Each passing day is now bringing more hardship to local farmers and ranchers as the current exceptional drought clutches the ever-drying soils with no rainfall in sight.

Since September of last year, we are some 17 inches of rain below normal. This past week the local U.S. Department of Agriculture County Emergency Board met to review the current grim Ag situation as it relates to crops and livestock.

Currently, about 93 percent of the local cotton acres have failed, 42 percent of grain sorghum along with about 100 percent of the local hay crop. The wheat crop had about 44 percent of the acres fail and 69 percent of corn acres failed.

Livestock continue to be sold due to a lack of available forage and the high cost feed. Bottom line, the losses due this current drought in Nueces County have reached at least $77 million in lost revenue, and without significant rain soon, this number will continue to grow.

This year's drought has affected not only area farmers and ranchers, but also homeowners. Many homeowners are seeing their landscapes wither due to lack of rainfall and summer heat. Some homeowners are seeing their water bills skyrocket and probably not long from now, several communities will ask homeowners to conserve water through water rationing.
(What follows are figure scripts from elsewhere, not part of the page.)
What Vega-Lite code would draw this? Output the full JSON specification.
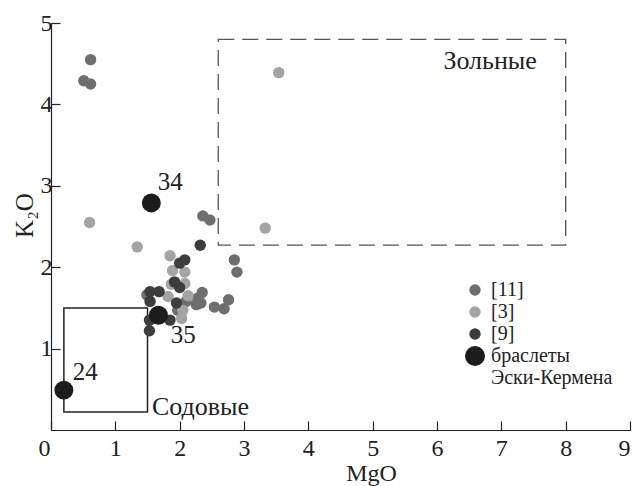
{
  "$schema": "https://vega.github.io/schema/vega-lite/v6.json",
  "autosize": {"type": "none"},
  "padding": {"left": 51, "top": 23, "right": 8, "bottom": 56},
  "width": 579,
  "height": 407,
  "background": "white",
  "config": {
    "view": {"stroke": null},
    "font": "Liberation Serif",
    "style": {"guide-label": {"font": "Liberation Serif", "fill": "#222"}, "guide-title": {"font": "Liberation Serif", "fill": "#222"}},
    "axis": {"grid": false, "domainColor": "#222", "tickColor": "#222", "labelColor": "#222", "titleColor": "#222", "labelFont": "Liberation Serif", "titleFont": "Liberation Serif", "labelFontSize": 24, "titleFontSize": 25, "titleFontWeight": "normal", "tickSize": -9, "domainWidth": 1.2, "tickWidth": 1.2},
    "legend": {"labelFont": "Liberation Serif", "labelFontSize": 20}
  },
  "datasets": {
    "pts": [
      {"MgO": 0.615, "K2O": 4.55, "g": "[11]"},
      {"MgO": 0.51, "K2O": 4.29, "g": "[11]"},
      {"MgO": 0.615, "K2O": 4.25, "g": "[11]"},
      {"MgO": 2.36, "K2O": 2.63, "g": "[11]"},
      {"MgO": 2.47, "K2O": 2.58, "g": "[11]"},
      {"MgO": 2.85, "K2O": 2.09, "g": "[11]"},
      {"MgO": 2.89, "K2O": 1.94, "g": "[11]"},
      {"MgO": 1.49, "K2O": 1.66, "g": "[11]"},
      {"MgO": 2.35, "K2O": 1.69, "g": "[11]"},
      {"MgO": 2.28, "K2O": 1.62, "g": "[11]"},
      {"MgO": 2.26, "K2O": 1.54, "g": "[11]"},
      {"MgO": 2.33, "K2O": 1.56, "g": "[11]"},
      {"MgO": 2.54, "K2O": 1.51, "g": "[11]"},
      {"MgO": 2.69, "K2O": 1.49, "g": "[11]"},
      {"MgO": 2.76, "K2O": 1.6, "g": "[11]"},
      {"MgO": 2.1, "K2O": 1.58, "g": "[11]"},
      {"MgO": 1.97, "K2O": 1.47, "g": "[11]"},
      {"MgO": 3.54, "K2O": 4.39, "g": "[3]"},
      {"MgO": 0.6, "K2O": 2.55, "g": "[3]"},
      {"MgO": 3.33, "K2O": 2.48, "g": "[3]"},
      {"MgO": 1.34, "K2O": 2.25, "g": "[3]"},
      {"MgO": 1.85, "K2O": 2.14, "g": "[3]"},
      {"MgO": 1.89, "K2O": 1.96, "g": "[3]"},
      {"MgO": 2.08, "K2O": 1.94, "g": "[3]"},
      {"MgO": 1.87, "K2O": 1.79, "g": "[3]"},
      {"MgO": 2.08, "K2O": 1.8, "g": "[3]"},
      {"MgO": 1.82, "K2O": 1.64, "g": "[3]"},
      {"MgO": 2.13, "K2O": 1.65, "g": "[3]"},
      {"MgO": 2.05, "K2O": 1.47, "g": "[3]"},
      {"MgO": 2.03, "K2O": 1.37, "g": "[3]"},
      {"MgO": 2.32, "K2O": 2.27, "g": "[9]"},
      {"MgO": 2.08, "K2O": 2.09, "g": "[9]"},
      {"MgO": 2.0, "K2O": 2.05, "g": "[9]"},
      {"MgO": 1.92, "K2O": 1.82, "g": "[9]"},
      {"MgO": 2.0, "K2O": 1.75, "g": "[9]"},
      {"MgO": 1.54, "K2O": 1.7, "g": "[9]"},
      {"MgO": 1.68, "K2O": 1.7, "g": "[9]"},
      {"MgO": 1.54, "K2O": 1.58, "g": "[9]"},
      {"MgO": 1.95, "K2O": 1.56, "g": "[9]"},
      {"MgO": 1.85, "K2O": 1.35, "g": "[9]"},
      {"MgO": 1.53, "K2O": 1.22, "g": "[9]"},
      {"MgO": 1.53, "K2O": 1.35, "g": "[9]"},
      {"MgO": 1.56, "K2O": 2.79, "g": "браслеты Эски-Кермена"},
      {"MgO": 1.67, "K2O": 1.41, "g": "браслеты Эски-Кермена"},
      {"MgO": 0.2, "K2O": 0.49, "g": "браслеты Эски-Кермена"}
    ],
    "boxes": [
      {"x1": 0.2, "x2": 1.5, "y1": 0.22, "y2": 1.5, "kind": "Содовые"},
      {"x1": 2.6, "x2": 8.0, "y1": 2.27, "y2": 4.8, "kind": "Зольные"}
    ],
    "texts": [
      {"MgO": 6.1, "K2O": 4.43, "t": "Зольные", "k": "name"},
      {"MgO": 1.57, "K2O": 0.19, "t": "Содовые", "k": "name"},
      {"MgO": 1.66, "K2O": 2.95, "t": "34", "k": "num"},
      {"MgO": 1.86, "K2O": 1.07, "t": "35", "k": "num"},
      {"MgO": 0.34, "K2O": 0.61, "t": "24", "k": "num"}
    ]
  },
  "layer": [
    {
      "data": {"name": "boxes"},
      "transform": [{"filter": "datum.kind === 'Содовые'"}],
      "mark": {"type": "rect", "fill": null, "stroke": "#222", "strokeWidth": 1.5},
      "encoding": {
        "x": {"field": "x1", "type": "quantitative"},
        "x2": {"field": "x2"},
        "y": {"field": "y1", "type": "quantitative"},
        "y2": {"field": "y2"}
      }
    },
    {
      "data": {"name": "boxes"},
      "transform": [{"filter": "datum.kind === 'Зольные'"}],
      "mark": {"type": "rect", "fill": null, "stroke": "#555", "strokeWidth": 1.3, "strokeDash": [16, 8]},
      "encoding": {
        "x": {"field": "x1", "type": "quantitative"},
        "x2": {"field": "x2"},
        "y": {"field": "y1", "type": "quantitative"},
        "y2": {"field": "y2"}
      }
    },
    {
      "data": {"name": "pts"},
      "mark": {"type": "circle", "opacity": 1},
      "encoding": {
        "x": {"field": "MgO", "type": "quantitative", "scale": {"domain": [0, 9], "nice": false},
          "axis": {"values": [0,1,2,3,4,5,6,7,8,9], "format": "d", "title": "MgO", "labelPadding": 15,
            "labelFont": "Liberation Serif", "labelFontSize": 24, "titleFont": "Liberation Serif", "titleFontSize": 24,
            "labelOffset": {"condition": {"test": "datum.value === 0", "value": -13}, "value": 0},
            "titleX": 320, "titleY": 50, "titleBaseline": "alphabetic"}},
        "y": {"field": "K2O", "type": "quantitative", "scale": {"domain": [0, 5], "nice": false},
          "axis": {"values": [1,2,3,4,5], "format": "d", "title": "K₂O", "labelPadding": 8,
            "labelFont": "Liberation Serif", "labelFontSize": 24, "titleFont": "Liberation Serif", "titleFontSize": 25,
            "titleX": -27, "titleY": 192, "titleAngle": -90, "titleAlign": "center", "titleBaseline": "middle"}},
        "color": {"field": "g", "type": "nominal",
          "scale": {"domain": ["[11]", "[3]", "[9]", "браслеты Эски-Кермена"], "range": ["#6e6e6e", "#a4a4a4", "#3d3d3d", "#1c1c1c"]},
          "legend": {"title": null, "orient": "none", "legendX": 414, "legendY": 257, "padding": 0,
            "labelFont": "Liberation Serif", "labelFontSize": 20, "labelColor": "#222", "symbolType": "circle", "symbolStrokeWidth": 0, "symbolOpacity": 1, "rowPadding": 2, "labelOffset": 6,
            "labelExpr": "datum.label === 'браслеты Эски-Кермена' ? ['браслеты', 'Эски-Кермена'] : datum.label",
            "encode": {"symbols": {"update": {"size": {"signal": "datum.value === 'браслеты Эски-Кермена' ? 400 : 130"}}}}}},
        "size": {"condition": {"test": "datum.g === 'браслеты Эски-Кермена'", "value": 360}, "value": 130}
      }
    },
    {
      "data": {"name": "texts"},
      "mark": {"type": "text", "align": "left", "baseline": "alphabetic", "font": "Liberation Serif", "color": "#222"},
      "encoding": {
        "x": {"field": "MgO", "type": "quantitative"},
        "y": {"field": "K2O", "type": "quantitative"},
        "text": {"field": "t"},
        "size": {"condition": {"test": "datum.k === 'name'", "value": 26}, "value": 25}
      }
    }
  ]
}
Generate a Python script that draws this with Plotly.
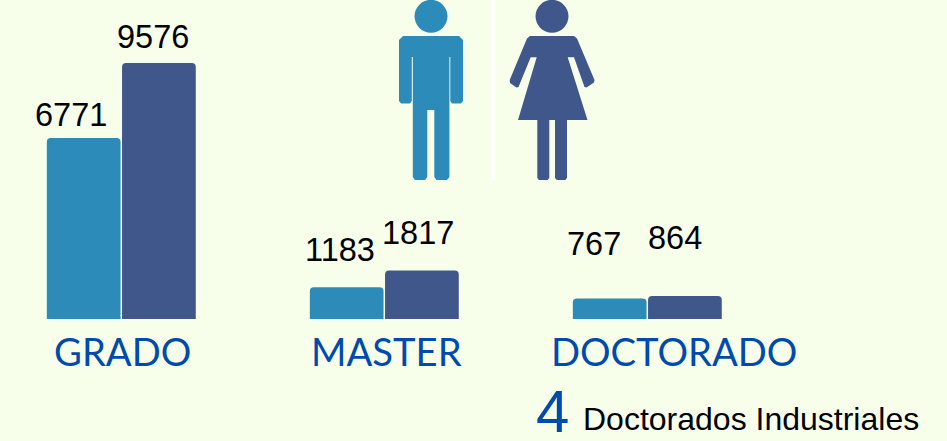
import plotly.graph_objects as go

categories = ["GRADO", "MASTER", "DOCTORADO"]
men = [6771, 1183, 767]
women = [9576, 1817, 864]

BG = "#F7FFEB"
BLUE = "#2D8BBA"
NAVY = "#40578B"
LABEL = "#004AAD"
W, H = 947, 441
BASE = 319
PX_PER_UNIT = 256 / 9576
CAT_PX = 263
CAT0 = 121.3

# label offsets (px) relative to the bar centre / top
men_dx = [-13, -7, -16]
men_dy = [23, 37, 55]
women_dx = [-6, -4, -10]
women_dy = [26, 37, 58]
cat_dx = [1, 2, 27]

fig = go.Figure()
for name, vals, col in [("Hombres", men, BLUE), ("Mujeres", women, NAVY)]:
    fig.add_bar(x=categories, y=vals, name=name, marker=dict(color=col, line_width=0))

def px(x):
    return x / W

def py(y):
    return 1 - y / H

def path(points):
    return "M " + " L ".join(f"{px(x):.5f},{py(y):.5f}" for x, y in points) + " Z"

annotations = []
half = 37.7
for i, cat in enumerate(categories):
    annotations.append(dict(x=i, y=men[i], xref="x", yref="y", text=str(men[i]), showarrow=False,
                            xanchor="center", yanchor="middle",
                            xshift=-half + men_dx[i], yshift=men_dy[i],
                            font=dict(family="Liberation Sans", size=32.5, color="black")))
    annotations.append(dict(x=i, y=women[i], xref="x", yref="y", text=str(women[i]), showarrow=False,
                            xanchor="center", yanchor="middle",
                            xshift=half + women_dx[i], yshift=women_dy[i],
                            font=dict(family="Liberation Sans", size=32.5, color="black")))
    annotations.append(dict(x=i, y=0, xref="x", yref="y", text=cat, showarrow=False,
                            xanchor="center", yanchor="middle",
                            xshift=cat_dx[i], yshift=-32,
                            font=dict(family="Lato", size=38.2, color=LABEL)))

annotations.append(dict(x=px(552), y=py(411), xref="paper", yref="paper", text="4", showarrow=False,
                        xanchor="center", yanchor="middle",
                        font=dict(family="Liberation Sans", size=60, color=LABEL)))
annotations.append(dict(x=px(750.5), y=py(419), xref="paper", yref="paper", text="Doctorados Industriales",
                        showarrow=False, xanchor="center", yanchor="middle",
                        font=dict(family="Liberation Sans", size=32, color="black")))

shapes = []
def poly(points, color):
    shapes.append(dict(type="path", xref="paper", yref="paper", path=path(points),
                       fillcolor=color, line=dict(width=0), layer="above"))

def head(cx, cy, r, color):
    shapes.append(dict(type="circle", xref="paper", yref="paper", x0=px(cx - r), x1=px(cx + r),
                       y0=py(cy + r), y1=py(cy - r), fillcolor=color, line=dict(width=0)))

# divider
poly([(491.5, 0), (494.5, 0), (494.5, 180), (491.5, 180)], "#FFFFFF")

# man
head(431, 16.3, 16.5, BLUE)
poly([(403, 36), (459, 36), (463, 40), (463, 101), (461, 103.5), (452, 103.5), (450.3, 101), (450.3, 57),
      (449.4, 57), (449.4, 177), (447, 180), (436.5, 180), (434.3, 177), (434.3, 110), (427.3, 110),
      (427.3, 177), (425, 180), (415, 180), (412.8, 177), (412.8, 57), (411.8, 57), (411.8, 101),
      (410, 103.5), (401, 103.5), (399, 101), (399, 40)], BLUE)

# woman
head(552, 16.3, 16.5, NAVY)
poly([(530, 36), (574, 36), (577, 38.5), (594.5, 80), (594, 82.5), (586.5, 87.5), (584.5, 87), (574, 57.3),
      (567.7, 57.3), (587.5, 120), (518, 120), (536.7, 57.3), (530.7, 57.3), (518.5, 87), (516.5, 87.5),
      (510, 83), (509.7, 80), (527, 38.5)], NAVY)
poly([(537.3, 120), (549.3, 120), (549.3, 178), (547.5, 180), (539, 180), (537.3, 178)], NAVY)
poly([(555, 120), (567, 120), (567, 178), (565.3, 180), (556.8, 180), (555, 178)], NAVY)

fig.update_layout(
    width=W, height=H,
    margin=dict(l=0, r=0, t=0, b=0),
    paper_bgcolor=BG, plot_bgcolor=BG,
    barmode="group", bargap=0.428, bargroupgap=0.02, barcornerradius=4,
    showlegend=False,
    annotations=annotations, shapes=shapes,
    xaxis=dict(type="category", categoryorder="array", categoryarray=categories,
               range=[-CAT0 / CAT_PX, (W - CAT0) / CAT_PX], visible=False),
    yaxis=dict(range=[-(H - BASE) / PX_PER_UNIT, BASE / PX_PER_UNIT], visible=False),
)
fig.write_html("out.html", config=dict(displayModeBar=False),
               post_script="document.body.style.margin='0';document.documentElement.style.overflow='hidden';")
Landscape Maintenance Practices Save Water

Proper maintenance is a key principle in reducing irrigation requirements in the landscape. Maintenance practices, such as mulching, mowing and fertilizing greatly impacts the water efficiency of any landscape, as well as the landscape's ability to survive a drought.

Research at Texas A&M University has shown that soil that is not mulched may lose twice as much water to evaporation as mulched soil. Mulch is a layer of material covering the soil surface around plants. Mulches can be organic materials, such as shredded bark, compost and wood chips; or inorganic materials, such as lava rock, limestone and woven plastic.

Use mulch wherever possible. Good mulch preserves soil moisture, prevents soil compaction, keeps soil temperatures more moderate and reduces weed populations. In case weeds do get a start, they are much easier to pull if mulch has been used.

Organic mulches will decompose and sometimes wash away, so make checks regularly and replacements when necessary. In addition to mulching, other maintenance practices help save water in the landscape.

Raising the mowing height on turf grasses helps lawns survive drought conditions. For example, raise the mowing height on St. Augustine grass to three to four inches during drought. The typical mowing height is about two inches.

Another maintenance practice that adds to the efficient use of water by plants is proper fertilization. Applying fertilizer to the lawn at the proper time and in the proper amount can save time, effort and money through reduced mowing and watering. Fertilizers can also be a major source of pollution of streams and groundwater if excessive amounts are applied.

Fertilize the lawn once in spring and again in fall to produce a beautiful turf without excess growth that demands frequent watering. Use a slow-release form of nitrogen in spring and a quick release form in fall. Apply only one pound of actual nitrogen fertilizer per 1,000 square feet of lawn at one time. By using this fertilizer schedule, no other fertilizer is needed for most shrubs and trees in the lawn area.

Other cultural practices that add to the efficient use of water by plants are periodic checks of the irrigation system, properly timed insect and disease control and elimination of water demanding weeds.

Probably the most important concept in landscape water conservation is proper watering. Knowing when to water, and for how long, is fundamental to maintaining a quality landscape that is water efficient. Newly planted trees and shrubs will need more frequent watering from the planting time until they are well-rooted.

During this establishment period, plants can be gradually weaned to a smaller amount of water. Proper weaning develops deep roots and makes plants drought enduring.

Of the tremendous amounts of water applied to lawns and gardens, much of it is never absorbed by the plants and put to use. Some water is lost to runoff by being applied faster than the soil can absorb it, and some water evaporates from exposed, unmulched soil before the plant can use it.

Yet the greatest waste of water is when too much is applied too often. More plants are killed by too much water than by too little.

Most lawns receive twice as much water as they require for a healthy appearance. It is best to not water by the calendar, for example, once a week. It is better to water when the plant needs watering. Most gardeners can readily recognize lawn stresses due to lack of water, such as wilting and yellowing. The key to watering lawns is to apply the water as infrequently as possible, yet thoroughly.

As with lawns, trees and shrubs should be watered as infrequently as possible, yet thoroughly. Most established trees and shrubs will benefit from a twice a month thorough watering during the growing season in the absence of adequate rain. Normal lawn watering is not a substitute for thorough tree and shrub watering.